This is a sample of a production application which I developed for my DevOps position at Ellucian. It is a Machine Learning search engine built off of Elastic Search. It is fed data from the internal systems that the company used, such as Confluence, Service Now (ticketing system), and JIRA. I worked to develop Python scripts which could store the data and then load it into the search engine. Then Elastic Search offers an API which is called to get results based on the search terms. These results are ordered by their confidence ratio.
I configured this to work on an AWS EC2, the requirements for ElasticSearch JVM is large as it by default requires 1GB of RAM. I scaled up the instance to a t2.Medium and was able to setup nginx which handled incoming requests. I allowed external GET requests and only GET requests to the Elastic Search. This helped to secure the many endpoints in the Elastic Search. I also configured Elastic Search to use its security system. I created a role and user through its endpoints. This allowed me to create authentication for the application and require the username and password to be passed in the request headers. This made the application secure as possible. The reasoning for this is that Elastic Search exposes powerful endpoints which can perform all CRUD operations. There is also sensitive information stored in the company's internal resources. Putting all Confluence Articles (where the company stored documentation) indiscriminately into the search engine could expose sensitive information. Especially considering Ellucian serves Higher Education customers who have students protected under FERPA, a federal law for keeping data secure similar to the medical HIPPA laws.

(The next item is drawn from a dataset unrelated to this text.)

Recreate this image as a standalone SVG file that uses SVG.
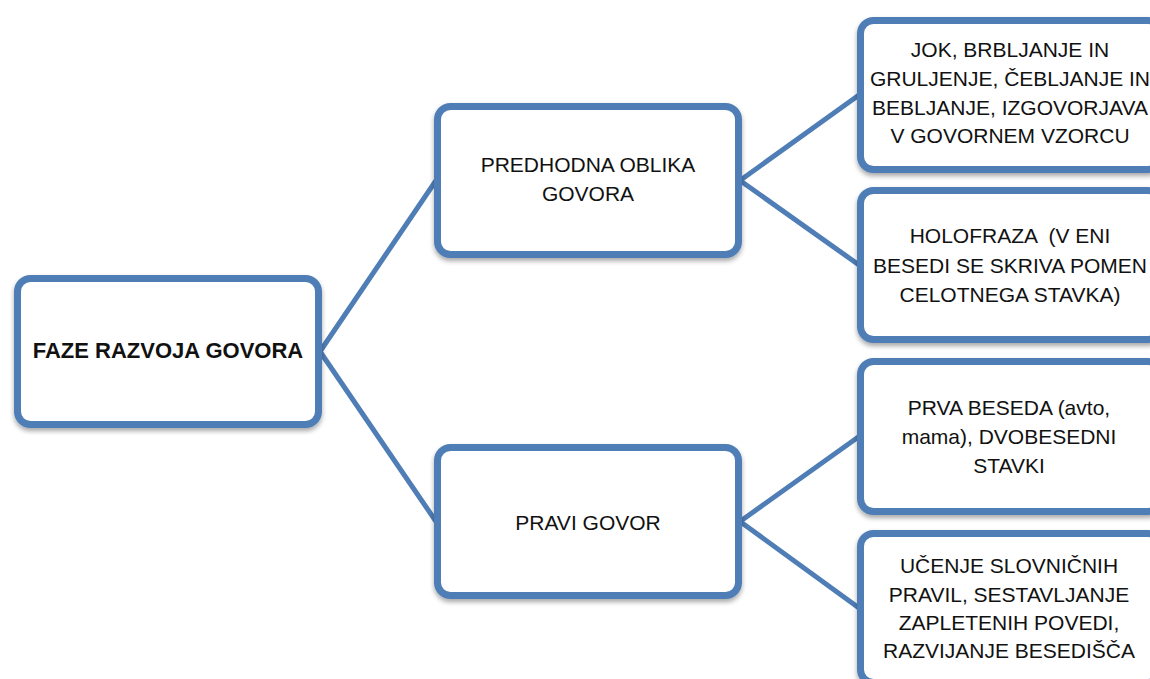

I wrote the documentation for how I configured the engine and nginx. This involved systemctl commands, nginx config files, Python commands, installation guide. As well as the process for the Python scripts which use an html parser for storing the data. In the future I would like to find a lighter option the Elastic Search. I liked working with Elastic Search but the requirements are intensive and will quickly run up a high cost. Something which is simplier must be built and available out there. I would like to find that and learn how to made an effective search engine for projects like my Market project. There I included a search bar at the top navigation but it does not perform any search as of right now. I am using React and a npm package would be ideal for this solution. For now I am glad I learned more about Python scripting and the Elastic Search engine. Overall this project was a great experience.